AIM OF THE TASK:
Carry none of the pictures over; write out the complete data exactly.

[Start of STORED DATA]

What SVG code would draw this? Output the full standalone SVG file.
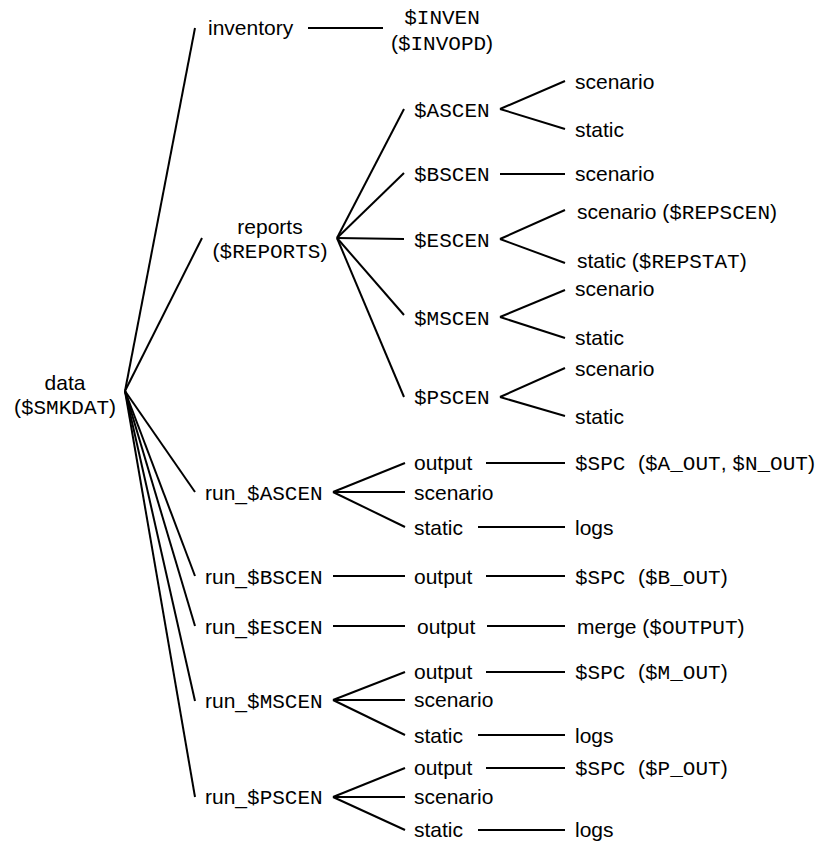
<svg xmlns="http://www.w3.org/2000/svg" width="817" height="844" viewBox="0 0 817 844">
<style>
text{fill:#000;font-size:21px}
.s{font-family:"Liberation Sans",Arial,sans-serif}
.m{font-family:"Liberation Mono","Courier New",monospace}
.c{text-anchor:middle}
#connectors line{stroke:#000;stroke-width:2;fill:none}
</style>
<rect width="817" height="844" fill="#fff"/>
<g id="connectors">
<line x1="125" y1="391" x2="195" y2="28"/>
<line x1="125" y1="391" x2="202" y2="238"/>
<line x1="125" y1="391" x2="195" y2="492"/>
<line x1="125" y1="391" x2="195" y2="576"/>
<line x1="125" y1="391" x2="195" y2="626"/>
<line x1="125" y1="391" x2="195" y2="701"/>
<line x1="125" y1="391" x2="195" y2="797"/>
<line x1="308" y1="28" x2="383" y2="28"/>
<line x1="337" y1="238" x2="404" y2="109"/>
<line x1="337" y1="238" x2="404" y2="173"/>
<line x1="337" y1="238" x2="404" y2="239"/>
<line x1="337" y1="238" x2="404" y2="315"/>
<line x1="337" y1="238" x2="404" y2="397"/>
<line x1="500" y1="109" x2="565" y2="81"/>
<line x1="500" y1="109" x2="565" y2="129"/>
<line x1="500" y1="174" x2="565" y2="174"/>
<line x1="500" y1="239" x2="565" y2="210"/>
<line x1="500" y1="239" x2="565" y2="263"/>
<line x1="500" y1="317" x2="565" y2="290"/>
<line x1="500" y1="317" x2="565" y2="338"/>
<line x1="500" y1="397" x2="565" y2="368"/>
<line x1="500" y1="397" x2="565" y2="416"/>
<line x1="333" y1="492" x2="405" y2="463"/>
<line x1="333" y1="492" x2="405" y2="492"/>
<line x1="333" y1="492" x2="405" y2="527"/>
<line x1="486" y1="463" x2="565" y2="463"/>
<line x1="478" y1="527" x2="565" y2="527"/>
<line x1="333" y1="576" x2="405" y2="576"/>
<line x1="486" y1="576" x2="565" y2="576"/>
<line x1="333" y1="626" x2="405" y2="626"/>
<line x1="487" y1="626" x2="565" y2="626"/>
<line x1="333" y1="700" x2="405" y2="672"/>
<line x1="333" y1="700" x2="405" y2="700"/>
<line x1="333" y1="700" x2="405" y2="735"/>
<line x1="486" y1="672" x2="565" y2="672"/>
<line x1="478" y1="735" x2="565" y2="735"/>
<line x1="333" y1="797" x2="405" y2="768"/>
<line x1="333" y1="797" x2="405" y2="797"/>
<line x1="333" y1="797" x2="405" y2="830"/>
<line x1="486" y1="768" x2="565" y2="768"/>
<line x1="478" y1="830" x2="565" y2="830"/>
</g>
<g id="data"><text class="s c" x="65" y="390">data</text><text class="c" x="65" y="414"><tspan class="s">(</tspan><tspan class="m">$SMKDAT</tspan><tspan class="s">)</tspan></text></g>
<g id="inventory"><text class="s" x="208" y="35">inventory</text></g>
<g id="inven"><text class="m c" x="442" y="24">$INVEN</text><text class="c" x="442" y="50"><tspan class="s">(</tspan><tspan class="m">$INVOPD</tspan><tspan class="s">)</tspan></text></g>
<g id="reports"><text class="s c" x="270" y="234">reports</text><text class="c" x="270" y="258"><tspan class="s">(</tspan><tspan class="m">$REPORTS</tspan><tspan class="s">)</tspan></text></g>
<g id="ascen"><text class="m" x="414" y="117">$ASCEN</text></g>
<g id="ascen-scenario"><text class="s" x="575" y="89">scenario</text></g>
<g id="ascen-static"><text class="s" x="575" y="137">static</text></g>
<g id="bscen"><text class="m" x="414" y="181">$BSCEN</text></g>
<g id="bscen-scenario"><text class="s" x="575" y="181">scenario</text></g>
<g id="escen"><text class="m" x="414" y="247">$ESCEN</text></g>
<g id="escen-scenario"><text x="577" y="219"><tspan class="s">scenario (</tspan><tspan class="m">$REPSCEN</tspan><tspan class="s">)</tspan></text></g>
<g id="escen-static"><text x="577" y="268"><tspan class="s">static (</tspan><tspan class="m">$REPSTAT</tspan><tspan class="s">)</tspan></text></g>
<g id="mscen"><text class="m" x="414" y="325">$MSCEN</text></g>
<g id="mscen-scenario"><text class="s" x="575" y="296">scenario</text></g>
<g id="mscen-static"><text class="s" x="575" y="345">static</text></g>
<g id="pscen"><text class="m" x="414" y="404">$PSCEN</text></g>
<g id="pscen-scenario"><text class="s" x="575" y="376">scenario</text></g>
<g id="pscen-static"><text class="s" x="575" y="424">static</text></g>
<g id="run-ascen"><text x="205" y="500"><tspan class="s">run_</tspan><tspan class="m">$ASCEN</tspan></text></g>
<g id="run-ascen-output"><text class="s" x="414" y="470">output</text></g>
<g id="run-ascen-spc"><text x="575" y="470"><tspan class="m">$SPC </tspan><tspan class="s">(</tspan><tspan class="m">$A_OUT</tspan><tspan class="s">, </tspan><tspan class="m">$N_OUT</tspan><tspan class="s">)</tspan></text></g>
<g id="run-ascen-scenario"><text class="s" x="414" y="500">scenario</text></g>
<g id="run-ascen-static"><text class="s" x="414" y="535">static</text></g>
<g id="run-ascen-logs"><text class="s" x="575" y="535">logs</text></g>
<g id="run-bscen"><text x="205" y="584"><tspan class="s">run_</tspan><tspan class="m">$BSCEN</tspan></text></g>
<g id="run-bscen-output"><text class="s" x="414" y="584">output</text></g>
<g id="run-bscen-spc"><text x="575" y="584"><tspan class="m">$SPC </tspan><tspan class="s">(</tspan><tspan class="m">$B_OUT</tspan><tspan class="s">)</tspan></text></g>
<g id="run-escen"><text x="205" y="634"><tspan class="s">run_</tspan><tspan class="m">$ESCEN</tspan></text></g>
<g id="run-escen-output"><text class="s" x="417" y="634">output</text></g>
<g id="run-escen-merge"><text x="577" y="634"><tspan class="s">merge (</tspan><tspan class="m">$OUTPUT</tspan><tspan class="s">)</tspan></text></g>
<g id="run-mscen"><text x="205" y="708"><tspan class="s">run_</tspan><tspan class="m">$MSCEN</tspan></text></g>
<g id="run-mscen-output"><text class="s" x="414" y="679">output</text></g>
<g id="run-mscen-spc"><text x="575" y="679"><tspan class="m">$SPC </tspan><tspan class="s">(</tspan><tspan class="m">$M_OUT</tspan><tspan class="s">)</tspan></text></g>
<g id="run-mscen-scenario"><text class="s" x="414" y="707">scenario</text></g>
<g id="run-mscen-static"><text class="s" x="414" y="743">static</text></g>
<g id="run-mscen-logs"><text class="s" x="575" y="743">logs</text></g>
<g id="run-pscen"><text x="205" y="804"><tspan class="s">run_</tspan><tspan class="m">$PSCEN</tspan></text></g>
<g id="run-pscen-output"><text class="s" x="414" y="775">output</text></g>
<g id="run-pscen-spc"><text x="575" y="775"><tspan class="m">$SPC </tspan><tspan class="s">(</tspan><tspan class="m">$P_OUT</tspan><tspan class="s">)</tspan></text></g>
<g id="run-pscen-scenario"><text class="s" x="414" y="804">scenario</text></g>
<g id="run-pscen-static"><text class="s" x="414" y="837">static</text></g>
<g id="run-pscen-logs"><text class="s" x="575" y="837">logs</text></g>
</svg>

[End of STORED DATA]

OUTPUT OF THE TASK:
What SVG code would draw this? Output the full standalone SVG file.
<svg xmlns="http://www.w3.org/2000/svg" width="817" height="844" viewBox="0 0 817 844">
<style>
text{fill:#000;font-size:21px}
.s{font-family:"Liberation Sans",Arial,sans-serif}
.m{font-family:"Liberation Mono","Courier New",monospace}
.c{text-anchor:middle}
#connectors line{stroke:#000;stroke-width:2;fill:none}
</style>
<rect width="817" height="844" fill="#fff"/>
<g id="connectors">
<line x1="125" y1="391" x2="195" y2="28"/>
<line x1="125" y1="391" x2="202" y2="238"/>
<line x1="125" y1="391" x2="195" y2="492"/>
<line x1="125" y1="391" x2="195" y2="576"/>
<line x1="125" y1="391" x2="195" y2="626"/>
<line x1="125" y1="391" x2="195" y2="701"/>
<line x1="125" y1="391" x2="195" y2="797"/>
<line x1="308" y1="28" x2="383" y2="28"/>
<line x1="337" y1="238" x2="404" y2="109"/>
<line x1="337" y1="238" x2="404" y2="173"/>
<line x1="337" y1="238" x2="404" y2="239"/>
<line x1="337" y1="238" x2="404" y2="315"/>
<line x1="337" y1="238" x2="404" y2="397"/>
<line x1="500" y1="109" x2="565" y2="81"/>
<line x1="500" y1="109" x2="565" y2="129"/>
<line x1="500" y1="174" x2="565" y2="174"/>
<line x1="500" y1="239" x2="565" y2="210"/>
<line x1="500" y1="239" x2="565" y2="263"/>
<line x1="500" y1="317" x2="565" y2="290"/>
<line x1="500" y1="317" x2="565" y2="338"/>
<line x1="500" y1="397" x2="565" y2="368"/>
<line x1="500" y1="397" x2="565" y2="416"/>
<line x1="333" y1="492" x2="405" y2="463"/>
<line x1="333" y1="492" x2="405" y2="492"/>
<line x1="333" y1="492" x2="405" y2="527"/>
<line x1="486" y1="463" x2="565" y2="463"/>
<line x1="478" y1="527" x2="565" y2="527"/>
<line x1="333" y1="576" x2="405" y2="576"/>
<line x1="486" y1="576" x2="565" y2="576"/>
<line x1="333" y1="626" x2="405" y2="626"/>
<line x1="487" y1="626" x2="565" y2="626"/>
<line x1="333" y1="700" x2="405" y2="672"/>
<line x1="333" y1="700" x2="405" y2="700"/>
<line x1="333" y1="700" x2="405" y2="735"/>
<line x1="486" y1="672" x2="565" y2="672"/>
<line x1="478" y1="735" x2="565" y2="735"/>
<line x1="333" y1="797" x2="405" y2="768"/>
<line x1="333" y1="797" x2="405" y2="797"/>
<line x1="333" y1="797" x2="405" y2="830"/>
<line x1="486" y1="768" x2="565" y2="768"/>
<line x1="478" y1="830" x2="565" y2="830"/>
</g>
<g id="data"><text class="s c" x="65" y="390">data</text><text class="c" x="65" y="414"><tspan class="s">(</tspan><tspan class="m">$SMKDAT</tspan><tspan class="s">)</tspan></text></g>
<g id="inventory"><text class="s" x="208" y="35">inventory</text></g>
<g id="inven"><text class="m c" x="442" y="24">$INVEN</text><text class="c" x="442" y="50"><tspan class="s">(</tspan><tspan class="m">$INVOPD</tspan><tspan class="s">)</tspan></text></g>
<g id="reports"><text class="s c" x="270" y="234">reports</text><text class="c" x="270" y="258"><tspan class="s">(</tspan><tspan class="m">$REPORTS</tspan><tspan class="s">)</tspan></text></g>
<g id="ascen"><text class="m" x="414" y="117">$ASCEN</text></g>
<g id="ascen-scenario"><text class="s" x="575" y="89">scenario</text></g>
<g id="ascen-static"><text class="s" x="575" y="137">static</text></g>
<g id="bscen"><text class="m" x="414" y="181">$BSCEN</text></g>
<g id="bscen-scenario"><text class="s" x="575" y="181">scenario</text></g>
<g id="escen"><text class="m" x="414" y="247">$ESCEN</text></g>
<g id="escen-scenario"><text x="577" y="219"><tspan class="s">scenario (</tspan><tspan class="m">$REPSCEN</tspan><tspan class="s">)</tspan></text></g>
<g id="escen-static"><text x="577" y="268"><tspan class="s">static (</tspan><tspan class="m">$REPSTAT</tspan><tspan class="s">)</tspan></text></g>
<g id="mscen"><text class="m" x="414" y="325">$MSCEN</text></g>
<g id="mscen-scenario"><text class="s" x="575" y="296">scenario</text></g>
<g id="mscen-static"><text class="s" x="575" y="345">static</text></g>
<g id="pscen"><text class="m" x="414" y="404">$PSCEN</text></g>
<g id="pscen-scenario"><text class="s" x="575" y="376">scenario</text></g>
<g id="pscen-static"><text class="s" x="575" y="424">static</text></g>
<g id="run-ascen"><text x="205" y="500"><tspan class="s">run_</tspan><tspan class="m">$ASCEN</tspan></text></g>
<g id="run-ascen-output"><text class="s" x="414" y="470">output</text></g>
<g id="run-ascen-spc"><text x="575" y="470"><tspan class="m">$SPC </tspan><tspan class="s">(</tspan><tspan class="m">$A_OUT</tspan><tspan class="s">, </tspan><tspan class="m">$N_OUT</tspan><tspan class="s">)</tspan></text></g>
<g id="run-ascen-scenario"><text class="s" x="414" y="500">scenario</text></g>
<g id="run-ascen-static"><text class="s" x="414" y="535">static</text></g>
<g id="run-ascen-logs"><text class="s" x="575" y="535">logs</text></g>
<g id="run-bscen"><text x="205" y="584"><tspan class="s">run_</tspan><tspan class="m">$BSCEN</tspan></text></g>
<g id="run-bscen-output"><text class="s" x="414" y="584">output</text></g>
<g id="run-bscen-spc"><text x="575" y="584"><tspan class="m">$SPC </tspan><tspan class="s">(</tspan><tspan class="m">$B_OUT</tspan><tspan class="s">)</tspan></text></g>
<g id="run-escen"><text x="205" y="634"><tspan class="s">run_</tspan><tspan class="m">$ESCEN</tspan></text></g>
<g id="run-escen-output"><text class="s" x="417" y="634">output</text></g>
<g id="run-escen-merge"><text x="577" y="634"><tspan class="s">merge (</tspan><tspan class="m">$OUTPUT</tspan><tspan class="s">)</tspan></text></g>
<g id="run-mscen"><text x="205" y="708"><tspan class="s">run_</tspan><tspan class="m">$MSCEN</tspan></text></g>
<g id="run-mscen-output"><text class="s" x="414" y="679">output</text></g>
<g id="run-mscen-spc"><text x="575" y="679"><tspan class="m">$SPC </tspan><tspan class="s">(</tspan><tspan class="m">$M_OUT</tspan><tspan class="s">)</tspan></text></g>
<g id="run-mscen-scenario"><text class="s" x="414" y="707">scenario</text></g>
<g id="run-mscen-static"><text class="s" x="414" y="743">static</text></g>
<g id="run-mscen-logs"><text class="s" x="575" y="743">logs</text></g>
<g id="run-pscen"><text x="205" y="804"><tspan class="s">run_</tspan><tspan class="m">$PSCEN</tspan></text></g>
<g id="run-pscen-output"><text class="s" x="414" y="775">output</text></g>
<g id="run-pscen-spc"><text x="575" y="775"><tspan class="m">$SPC </tspan><tspan class="s">(</tspan><tspan class="m">$P_OUT</tspan><tspan class="s">)</tspan></text></g>
<g id="run-pscen-scenario"><text class="s" x="414" y="804">scenario</text></g>
<g id="run-pscen-static"><text class="s" x="414" y="837">static</text></g>
<g id="run-pscen-logs"><text class="s" x="575" y="837">logs</text></g>
</svg>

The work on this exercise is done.